Again, these all seem basically right to me, but why they seem right comes down at least as much to a kind of sensibility or even—perish the phrase—a spirit of the age as much as any knock down argument that I could, or that McGinley does, give. (The two most immediate scandals plaguing the Catholic Church, sexual abuse and financial impropriety, would both benefit from having hard-nosed McKinsey alums in charge; still, deferring to the suits sends a disagreeable tingle down my spine.) That this spirit is one of opposition to many current secular trends, though in its way also a continuation of others, does nothing to make it less vaporous, provides no sounder arguments in its defense, gives no guarantees that it will be any more lasting.

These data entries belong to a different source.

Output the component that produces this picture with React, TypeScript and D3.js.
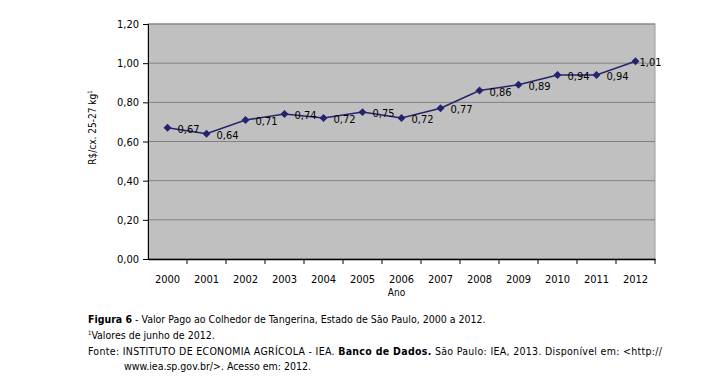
import React, { useEffect, useRef } from "react";
import * as d3 from "d3";

const years = ["2000", "2001", "2002", "2003", "2004", "2005", "2006", "2007", "2008", "2009", "2010", "2011", "2012"];
const values = [0.67, 0.64, 0.71, 0.74, 0.72, 0.75, 0.72, 0.77, 0.86, 0.89, 0.94, 0.94, 1.01];
const yTicks = [0, 0.2, 0.4, 0.6, 0.8, 1.0, 1.2];

const font = "'DejaVu Sans Condensed', 'DejaVu Sans', Verdana, sans-serif";
const fmt = (v: number) => v.toFixed(2).replace(".", ",");

export default function App() {
  const ref = useRef<SVGSVGElement>(null);

  useEffect(() => {
    const svg = d3.select(ref.current);
    svg.selectAll("*").remove();

    const margin = { top: 24, left: 148, right: 73, bottom: 133 };
    const width = 728 - margin.left - margin.right,
      height = 392 - margin.top - margin.bottom;

    const g = svg.append("g").attr("transform", "translate(" + margin.left + "," + margin.top + ")");

    const x = d3.scaleBand().domain(years).range([0, width]);
    const y = d3.scaleLinear().domain([0, 1.2]).range([height, 0]);

    // plot area
    g.append("rect")
      .attr("width", width)
      .attr("height", height)
      .attr("fill", "#c0c0c0")
      .attr("stroke", "#9a9a9a");

    // gridlines
    g.selectAll(".grid")
      .data(yTicks.slice(1))
      .enter()
      .append("line")
      .attr("x1", 0)
      .attr("x2", width)
      .attr("y1", (d) => y(d))
      .attr("y2", (d) => y(d))
      .attr("stroke", "#808080")
      .attr("stroke-width", 1);

    // y axis
    const ya = g.append("g").call(d3.axisLeft(y).tickValues(yTicks).tickSize(5).tickFormat((d) => fmt(+d)));
    ya.select(".domain").attr("stroke", "#000");
    ya.selectAll("text").attr("font-family", font).attr("font-size", 11).attr("fill", "#000").attr("x", -9);

    // x axis
    const xa = g.append("g").attr("transform", "translate(0," + height + ")").call(d3.axisBottom(x).tickSize(0));
    xa.select(".domain").attr("stroke", "#000").attr("stroke-width", 1.5);
    xa.selectAll("text").attr("font-family", font).attr("font-size", 11).attr("fill", "#000").attr("dy", "1.9em");
    g.selectAll(".xtick")
      .data(years.slice(1).concat(["end"]))
      .enter()
      .append("line")
      .attr("x1", (d, i) => x.step() * (i + 1))
      .attr("x2", (d, i) => x.step() * (i + 1))
      .attr("y1", height)
      .attr("y2", height + 5)
      .attr("stroke", "#000");

    // line
    const line = d3.line<number>()
      .x((d, i) => x(years[i])! + x.bandwidth() / 2)
      .y((d) => y(d));
    g.append("path")
      .datum(values)
      .attr("d", line)
      .attr("fill", "none")
      .attr("stroke", "#25236e")
      .attr("stroke-width", 1.5);

    // markers
    g.selectAll(".pt")
      .data(values)
      .enter()
      .append("path")
      .attr("d", d3.symbol().type(d3.symbolDiamond2).size(40))
      .attr("transform", (d, i) => "translate(" + (x(years[i])! + x.bandwidth() / 2) + "," + y(d) + ")")
      .attr("fill", "#25236e");

    // value labels (last one sits against the plot edge)
    g.selectAll(".lbl")
      .data(values)
      .enter()
      .append("text")
      .attr("x", (d, i) => x(years[i])! + x.bandwidth() / 2 + (i === values.length - 1 ? 4 : 10))
      .attr("y", (d) => y(d) + 5)
      .attr("font-family", font)
      .attr("font-size", 11)
      .attr("fill", "#000")
      .text((d) => fmt(d));

    // axis titles
    g.append("text")
      .attr("x", width / 2 - 5)
      .attr("y", height + 37)
      .attr("text-anchor", "middle")
      .attr("font-family", font)
      .attr("font-size", 10)
      .text("Ano");

    const yt = g.append("text")
      .attr("transform", "translate(" + (-52) + "," + (height / 2 - 14) + ") rotate(-90)")
      .attr("text-anchor", "middle")
      .attr("font-family", font)
      .attr("font-size", 10)
      .text("R$/cx. 25-27 kg");
    yt.append("tspan").attr("font-size", 6).attr("dy", -4).text("1");

    // caption
    const cap = svg.append("g").attr("font-family", font).attr("font-size", 10.5).attr("fill", "#000");
    const l1 = cap.append("text").attr("x", 88).attr("y", 323);
    l1.append("tspan").attr("font-weight", "bold").text("Figura 6");
    l1.append("tspan").text(" - Valor Pago ao Colhedor de Tangerina, Estado de São Paulo, 2000 a 2012.");

    const l2 = cap.append("text").attr("x", 88).attr("y", 339);
    l2.append("tspan").attr("font-size", 6).attr("dy", -4).text("1");
    l2.append("tspan").attr("dy", 4).text("Valores de junho de 2012.");

    const l3 = cap.append("text").attr("x", 88).attr("y", 355).attr("textLength", 574).attr("lengthAdjust", "spacing");
    l3.append("tspan").text("Fonte: INSTITUTO DE ECONOMIA AGRÍCOLA - IEA. ");
    l3.append("tspan").attr("font-weight", "bold").text("Banco de Dados.");
    l3.append("tspan").text(" São Paulo: IEA, 2013. Disponível em: <http://");

    cap.append("text").attr("x", 124).attr("y", 370).text("www.iea.sp.gov.br/>. Acesso em: 2012.");
  }, []);

  return (
    <div style={{ position: "absolute", left: 0, top: 0 }}>
      <svg ref={ref} width={728} height={392} style={{ display: "block", background: "#fff" }} />
    </div>
  );
}
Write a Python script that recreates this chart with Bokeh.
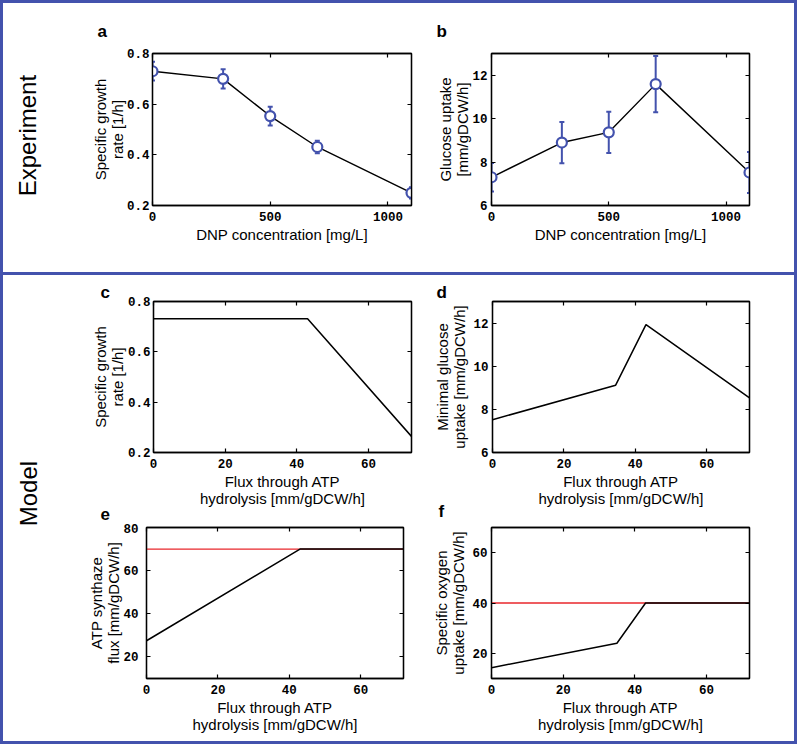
from bokeh.plotting import figure
from bokeh.models import (Range1d, FixedTicker, LinearAxis, Label, Whisker,
                          ColumnDataSource, TeeHead, Title)
from bokeh.layouts import row, column
from bokeh.embed import file_html
from bokeh.resources import INLINE

# ---------------- data ----------------
dnp_conc = [0, 300, 500, 700, 1100]
growth_exp = [0.730, 0.700, 0.553, 0.431, 0.250]
growth_err = [0.037, 0.038, 0.037, 0.025, 0.022]
glucose_exp = [7.30, 8.90, 9.37, 11.59, 7.52]
glucose_err = [0.66, 0.95, 0.95, 1.29, 0.94]

flux_c = [0, 43, 72]
growth_model = [0.731, 0.731, 0.264]
flux_d = [0, 34.5, 43, 72]
glucose_model = [7.52, 9.12, 11.93, 8.53]
flux_e = [0, 43, 72]
atp_synthase = [27.5, 70, 70]
atp_synthase_max = 70
flux_f = [0, 35, 43, 72]
oxygen_model = [14.3, 24.0, 40, 40]
oxygen_max = 40
flux_range = [0, 72]
dnp_range = [0, 1100]

dnp_ticks = [0, 500, 1000]
flux_ticks = [0, 20, 40, 60]
growth_ticks = [0.2, 0.4, 0.6, 0.8]
glucose_ticks = [6, 8, 10, 12]
atp_ticks = [20, 40, 60, 80]
oxygen_ticks = [20, 40, 60]

# ---------------- styles ----------------
BLUE = "#4352ad"
RED = "#e8262b"
LABEL_FONT = "Liberation Sans"
TICK_FONT = "Liberation Mono"
FLUX_LABEL = "Flux through ATP\nhydrolysis [mm/gDCW/h]"


def make_panel(x_rng, y_rng, xticks, yticks, xlabel, ylabel, fw, fh,
               bl, br, bt, bb, y_tick_standoff, y_label_standoff):
    p = figure(width=bl + fw + br, height=bt + fh + bb,
               x_range=Range1d(*x_rng), y_range=Range1d(*y_rng),
               output_backend="svg", toolbar_location=None,
               min_border_left=bl, min_border_right=br,
               min_border_top=bt, min_border_bottom=bb)
    p.grid.visible = False
    p.outline_line_color = "black"
    p.outline_line_width = 1.3
    p.outline_line_alpha = 1.0
    for ax, ticks in ((p.xaxis[0], xticks), (p.yaxis[0], yticks)):
        ax.ticker = FixedTicker(ticks=ticks)
        ax.minor_tick_line_color = None
        ax.major_tick_in = 4
        ax.major_tick_out = 0
        ax.major_tick_line_width = 1.2
        ax.axis_line_width = 1.3
        ax.major_label_text_font = TICK_FONT
        ax.major_label_text_font_style = "bold"
        ax.major_label_text_font_size = "12.5px"
        ax.major_label_text_color = "black"
        ax.axis_label_text_font = LABEL_FONT
        ax.axis_label_text_font_style = "normal"
        ax.axis_label_text_font_size = "15px"
        ax.axis_label_text_color = "black"
        ax.axis_label_text_line_height = 1.0
    p.xaxis[0].axis_label = xlabel
    p.yaxis[0].axis_label = ylabel
    p.xaxis[0].major_label_standoff = 6
    p.xaxis[0].axis_label_standoff = 2
    p.yaxis[0].major_label_standoff = y_tick_standoff
    p.yaxis[0].axis_label_standoff = y_label_standoff
    for loc, ticks in (("above", xticks), ("right", yticks)):
        ax = LinearAxis(ticker=FixedTicker(ticks=ticks),
                        major_label_text_color=None,
                        major_label_text_font_size="1px",
                        major_label_standoff=0,
                        major_tick_in=4, major_tick_out=0,
                        major_tick_line_width=1.2,
                        minor_tick_line_color=None,
                        axis_line_width=1.3)
        p.add_layout(ax, loc)
    return p


def letter(p, text, loc, offset, standoff):
    t = Title(text=text, align="left", offset=offset, standoff=standoff,
              text_font="Liberation Sans", text_font_style="bold",
              text_font_size="17px", text_color="black")
    if loc == "above":
        p.title = t
    else:
        p.add_layout(t, loc)


def experiment_series(p, xs, ys, errs):
    src = ColumnDataSource(dict(x=xs, y=ys,
                                upper=[v + e for v, e in zip(ys, errs)],
                                lower=[v - e for v, e in zip(ys, errs)]))
    p.line("x", "y", source=src, line_color="black", line_width=1.4)
    p.add_layout(Whisker(base="x", upper="upper", lower="lower", source=src,
                         line_color=BLUE, line_width=2,
                         upper_head=TeeHead(size=5, line_color=BLUE, line_width=2),
                         lower_head=TeeHead(size=5, line_color=BLUE, line_width=2)))
    p.scatter("x", "y", source=src, marker="circle", size=10,
              line_color=BLUE, line_width=2.2, fill_color="white")


def side_label(text, h, fx, fy):
    f = figure(width=60, height=h, x_axis_type=None, y_axis_type=None,
               output_backend="svg", toolbar_location=None, min_border=0,
               x_range=Range1d(0, 1), y_range=Range1d(0, 1))
    f.grid.visible = False
    f.outline_line_color = None
    f.add_layout(Label(x=fx, y=fy, text=text, angle=90, angle_units="deg",
                       text_font="Liberation Sans", text_font_size="24px",
                       text_align="center", text_baseline="middle",
                       text_color="black"))
    return f


# ---------------- experiment section ----------------
exp_fig = side_label("Experiment", 269, 0.40, 0.509)

pa = make_panel(dnp_range, (0.2, 0.8), dnp_ticks, growth_ticks,
                "DNP concentration [mg/L]", "Specific growth\nrate [1/h]",
                259, 152, 89, 12, 50, 67, 3, -2)
experiment_series(pa, dnp_conc, growth_exp, growth_err)
letter(pa, "a", "above", -55, 25)

pb = make_panel(dnp_range, (6, 13), dnp_ticks, glucose_ticks,
                "DNP concentration [mg/L]", "Glucose uptake\n[mm/gDCW/h]",
                258, 152, 68, 45, 50, 67, 4, -2)
experiment_series(pb, dnp_conc, glucose_exp, glucose_err)
letter(pb, "b", "above", -55, 25)

# ---------------- model section ----------------
model_fig = side_label("Model", 466, 0.417, 0.532)

pc = make_panel(flux_range, (0.2, 0.8), flux_ticks, growth_ticks,
                FLUX_LABEL, "Specific growth\nrate [1/h]",
                258, 151, 90, 12, 26, 71, 3, -1)
pc.line(flux_c, growth_model, line_color="black", line_width=1.5)
letter(pc, "c", "above", -53, 0)
letter(pc, "e", "below", -53, -20)

pd_ = make_panel(flux_range, (6, 13), flux_ticks, glucose_ticks,
                 FLUX_LABEL, "Minimal glucose\nuptake [mm/gDCW/h]",
                 257, 151, 69, 45, 26, 71, 4, 2)
pd_.line(flux_d, glucose_model, line_color="black", line_width=1.5)
letter(pd_, "d", "above", -56, 0)
letter(pd_, "f", "below", -54, -20)

pe = make_panel(flux_range, (10, 80), flux_ticks, atp_ticks,
                FLUX_LABEL, "ATP synthaze\nflux [mm/gDCW/h]",
                257, 151, 83, 12, 4, 63, 8, -2)
pe.line(flux_range, [atp_synthase_max] * 2, line_color=RED, line_width=1.3)
pe.line(flux_e, atp_synthase, line_color="black", line_width=1.5)

pf = make_panel(flux_range, (10, 70), flux_ticks, oxygen_ticks,
                FLUX_LABEL, "Specific oxygen\nuptake [mm/gDCW/h]",
                258, 151, 76, 45, 4, 63, 4, 2)
pf.line(flux_range, [oxygen_max] * 2, line_color=RED, line_width=1.3)
pf.line(flux_f, oxygen_model, line_color="black", line_width=1.5)

top = row(column(exp_fig), pa, pb)
bottom = row(model_fig, column(row(pc, pd_), row(pe, pf)),
             styles={"border-top": f"3px solid {BLUE}"})
layout = column(top, bottom, styles={"border": f"3px solid {BLUE}"})

open("out.html", "w").write(file_html(layout, INLINE))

And all of these come at real costs. McGinley is right to defend the older vision because it protected the spiritually average: there are worse things than purgatory, or at least one worse thing (and it’s very much worse). But his recommendations show a care for tomorrow’s laggards rather more than today’s. McGinley treats the shrinking of the Church as a given and his recommendations as a way to rediscover Catholic life on the other side, but his recommendations will also accelerate the losses: not just the bankers who have different ideas about usury or red-pilled opponents of immigration but soccer moms with games on Sunday; not just the adults who are driven away from the Eucharist but their children who will now go unbaptized, who will not have a shot at the sort of reversion to the faith—enabled by infant graces—that McGinley himself experienced.

Catholics, after all, are not anabaptists. The rote and the residual is still real, is still part of our inheritance, and throwing it away is its own kind of prodigality; throwing it away matters. It matters enough indeed that it must be justified by something more than the thrill of radicalism, and I am not always sure for McGinley — for myself — what that more is.